Today is the first day of Oktoberfest in Munich, Germany, one of the world’s most famous beer festivals, though the German consider it a folk festival. I confess I’ve never gone and while I’d like to go at least once in my lifetime, I suspect it’s one of those experiences where once will be enough. As has been the tradition since 1950, today the Mayor of Munich, Christian Ude, tapped the first keg signaling the start of the festivities. In German, this tradition is called “O’zapft is!” meaning “it is tapped.” The first liter of beer poured was consumed by German premier Edmund Stoiber.
The festival will last sixteen days, ending, as it does each year, on the first Sunday in October. Since 1990, a modification has been introduced into the schedule so that is the first Sunday is either October 1st or 2nd then the festival will end on October 3rd, which is a holiday, German Unity Day, celebrating Germany’s reunification. This year, Oktoberfest ends on October 7. Unlike most beer festivals, it’s all day affair, with beer first served during weekdays at 10:00 am with last call not until 10:30 pm, and on the weekends things get started an hour earlier at 9:00 am.
There are over 100,000 seats in fourteen tents on just over 100 acres. About 72% attending are from locals from Bavaria with about 15% from outside Germany. Many of these aren’t used to handling a lot of alcohol and some pass out as a result of over-indulging. Locals call those who pass out “Bierleichen” (or if female, “Bierleiche”), which means “beercorpse.” Over the sixteen days of the festival last year the more than six and a half-million people attending Oktoberfest consumed an astounding:
- Beer: 6.9 million litres (1.82 million gallons, or over 14.5 million pints)
- Roasted steers: 102
- Sausages: 144,635 pairs
- Roast chickens: 494,135
- Knuckles of pork: 43,492
Undoubtedly even more will be enjoyed this year.

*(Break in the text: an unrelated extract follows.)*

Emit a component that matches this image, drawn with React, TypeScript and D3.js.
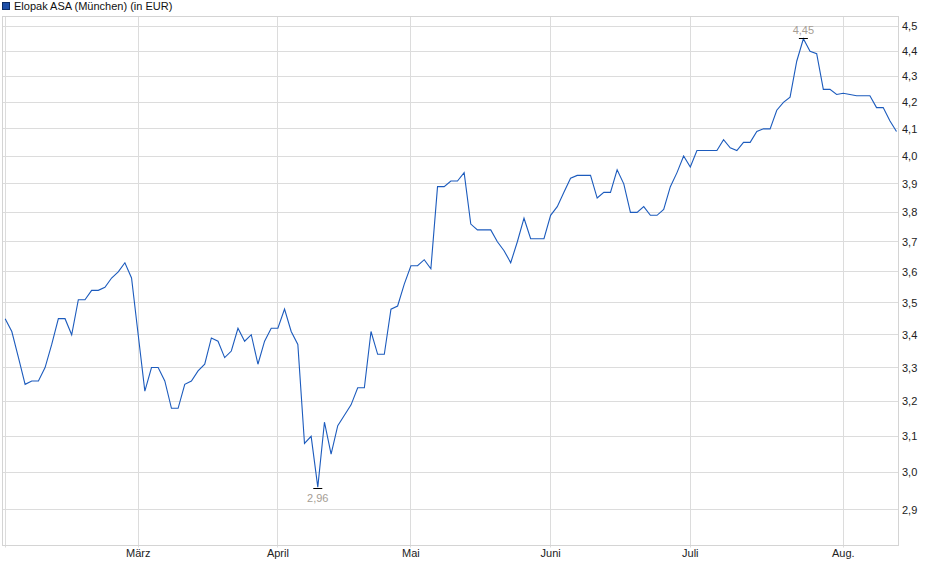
import React from "react";
import * as d3 from "d3";

// Daily closing prices (EUR), trading days from early Feb to mid Aug
const closes: number[] = [
  3.45, 3.41, 3.33, 3.25, 3.26, 3.26, 3.30, 3.37, 3.45, 3.45,
  3.40, 3.51, 3.51, 3.54, 3.54, 3.55, 3.58, 3.60, 3.63, 3.58,
  3.40, 3.23, 3.30, 3.30, 3.26, 3.18, 3.18, 3.25, 3.26, 3.29,
  3.31, 3.39, 3.38, 3.33, 3.35, 3.42, 3.38, 3.40, 3.31, 3.38,
  3.42, 3.42, 3.48, 3.41, 3.37, 3.08, 3.10, 2.96, 3.14, 3.05,
  3.13, 3.16, 3.19, 3.24, 3.24, 3.41, 3.34, 3.34, 3.48, 3.49,
  3.56, 3.62, 3.62, 3.64, 3.61, 3.89, 3.89, 3.91, 3.91, 3.94,
  3.76, 3.74, 3.74, 3.74, 3.70, 3.67, 3.63, 3.70, 3.78, 3.71,
  3.71, 3.71, 3.79, 3.82, 3.87, 3.92, 3.93, 3.93, 3.93, 3.85,
  3.87, 3.87, 3.95, 3.90, 3.80, 3.80, 3.82, 3.79, 3.79, 3.81,
  3.89, 3.94, 4.00, 3.96, 4.02, 4.02, 4.02, 4.02, 4.06, 4.03,
  4.02, 4.05, 4.05, 4.09, 4.10, 4.10, 4.17, 4.20, 4.22, 4.36,
  4.45, 4.40, 4.39, 4.25, 4.25, 4.23, 4.235, 4.23, 4.225, 4.225,
  4.225, 4.18, 4.18, 4.13, 4.09,
];

const monthLabels: string[] = ["", "März", "April", "Mai", "Juni", "Juli", "Aug."];
const monthTickIndex: number[] = [0, 20, 41, 61, 82, 103, 126];
const yTickValues: number[] = [2.9, 3.0, 3.1, 3.2, 3.3, 3.4, 3.5, 3.6, 3.7, 3.8, 3.9, 4.0, 4.1, 4.2, 4.3, 4.4, 4.5];
const title = "Elopak ASA (München) (in EUR)";

const W = 940;
const H = 579;
const plot = { left: 2.5, right: 898.5, top: 16.5, bottom: 545.5 };
const FONT = "Arial, 'Liberation Sans', Helvetica, sans-serif";

const fmt = (v: number, d: number) => d3.format(`.${d}f`)(v).replace(".", ",");

export default function App() {
  const x = d3.scaleLinear().domain([-0.4, 134.3]).range([plot.left, plot.right]);
  const y = d3.scaleLog().domain([2.807, 4.541]).range([plot.bottom, plot.top]);
  const line = d3
    .line<number>()
    .x((_, i) => x(i))
    .y((d) => y(d));

  const maxI = d3.maxIndex(closes);
  const minI = d3.minIndex(closes);
  const snap = (v: number) => Math.round(v - 0.5) + 0.5;

  return (
    <svg
      width={W}
      height={H}
      style={{ position: "absolute", left: 0, top: 0, background: "#fff" }}
      fontFamily={FONT}
    >
      {/* legend */}
      <rect x={2.5} y={2.5} width={7} height={7} fill="#1d4fa8" stroke="#0b2c66" strokeWidth={1} />
      <text x={14} y={10} fontSize={11} fill="#111">
        {title}
      </text>

      {/* horizontal gridlines */}
      {yTickValues.map((v) => (
        <line
          key={"h" + v}
          x1={plot.left}
          x2={plot.right}
          y1={snap(y(v))}
          y2={snap(y(v))}
          stroke="#dcdcdc"
          strokeWidth={1}
        />
      ))}
      {/* vertical gridlines / month ticks */}
      {monthTickIndex.map((idx, k) => (
        <line
          key={"v" + k}
          x1={snap(x(idx))}
          x2={snap(x(idx))}
          y1={plot.top}
          y2={plot.bottom + 2}
          stroke="#dcdcdc"
          strokeWidth={1}
        />
      ))}
      {/* frame */}
      <rect
        x={plot.left}
        y={plot.top}
        width={plot.right - plot.left}
        height={plot.bottom - plot.top}
        fill="none"
        stroke="#d4d4d4"
        strokeWidth={1}
      />

      {/* y tick labels */}
      {yTickValues.map((v) => (
        <text key={"t" + v} x={902} y={y(v) + 4} fontSize={11} fill="#222">
          {fmt(v, 1)}
        </text>
      ))}
      {/* month labels */}
      {monthLabels.map((lab, k) =>
        lab ? (
          <text key={"m" + k} x={x(monthTickIndex[k])} y={557} fontSize={11} fill="#222" textAnchor="middle">
            {lab}
          </text>
        ) : null
      )}

      {/* price line */}
      <path d={line(closes) || ""} fill="none" stroke="#1c5bbd" strokeWidth={1.1} />

      {/* max marker */}
      <line x1={x(maxI) - 4.5} x2={x(maxI) + 4.5} y1={snap(y(closes[maxI]))} y2={snap(y(closes[maxI]))} stroke="#000" strokeWidth={1} />
      <text x={x(maxI)} y={y(closes[maxI]) - 5} fontSize={11} fill="#a59d94" textAnchor="middle">
        {fmt(closes[maxI], 2)}
      </text>
      {/* min marker */}
      <line x1={x(minI) - 4.5} x2={x(minI) + 4.5} y1={snap(y(closes[minI]) + 1)} y2={snap(y(closes[minI]) + 1)} stroke="#000" strokeWidth={1} />
      <text x={x(minI)} y={y(closes[minI]) + 15} fontSize={11} fill="#a59d94" textAnchor="middle">
        {fmt(closes[minI], 2)}
      </text>
    </svg>
  );
}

One of the many Oktoberfest waitresses in the traditional “dirndl” dress (from the BBC’s Oktoberfest in Pictures) though the steins of beer are covering her bow. According to an AAP account, “[t]he dirndl has in any case become a fashion item this year. The knot in the bow reveals key information to potential suitors – on the right means the woman has a partner; on the left indicates she is available.”
Though the first Oktoberfest took place in 1810, it didn’t become an annual event until 1850. Here’s a history of the event, from the official website:
The Royal Wedding
Crown Prince Ludwig, later to become King Ludwig I, was married to Princess Therese of Saxony-Hildburghausen on 12th October 1810. The citizens of Munich were invited to attend the festivities held on the fields in front of the city gates to celebrate the happy royal event. The fields have been named Theresienwiese (“Theresa’s fields”) in honor of the Crown Princess ever since, although the locals have since abbreviated the name simply to the “Wies’n”.
Horse races in the presence of the Royal Family marked the close of the event that was celebrated as a festival for the whole of Bavaria. The decision to repeat the horse races in the subsequent year gave rise to the tradition of the Oktoberfest.
The Oktoberfest continues in 1811
In 1811 an added feature to the horse races was the first Agricultural Show, designed to boost Bavarian agriculture.
The horse races, which were the oldest and – at one time – the most popular event of the festival are no longer held today. But the Agricultural Show is still held every three years during the Oktoberfest on the southern part of the festival grounds.
In the first few decades the choice of amusements was sparse. The first carousel and two swings were set up in 1818. Visitors were able to quench their thirst at small beer stands which grew rapidly in number. In 1896 the beer stands were replaced by the first beer tents and halls set up by enterprising landlords with the backing of the breweries.
The remainder of the festival site was taken up by a fun-fair. The range of carousels etc. on offer was already increasing rapidly in the 1870s as the fairground trade continued to grow and develop in Germany.
174th Oktoberfest 2007
Today, the Oktoberfest is the largest festival in the world, with an international flavor characteristic of the 21th century: some 6 million visitors from all around the world converge on the Oktoberfest each year.
And since the Oktoberfest is still held on the Theresienwiese, the locals still refer to the event simply as the “Wies’n”. So “welcome to the Wies’n” means nothing other than “welcome to the Oktoberfest”!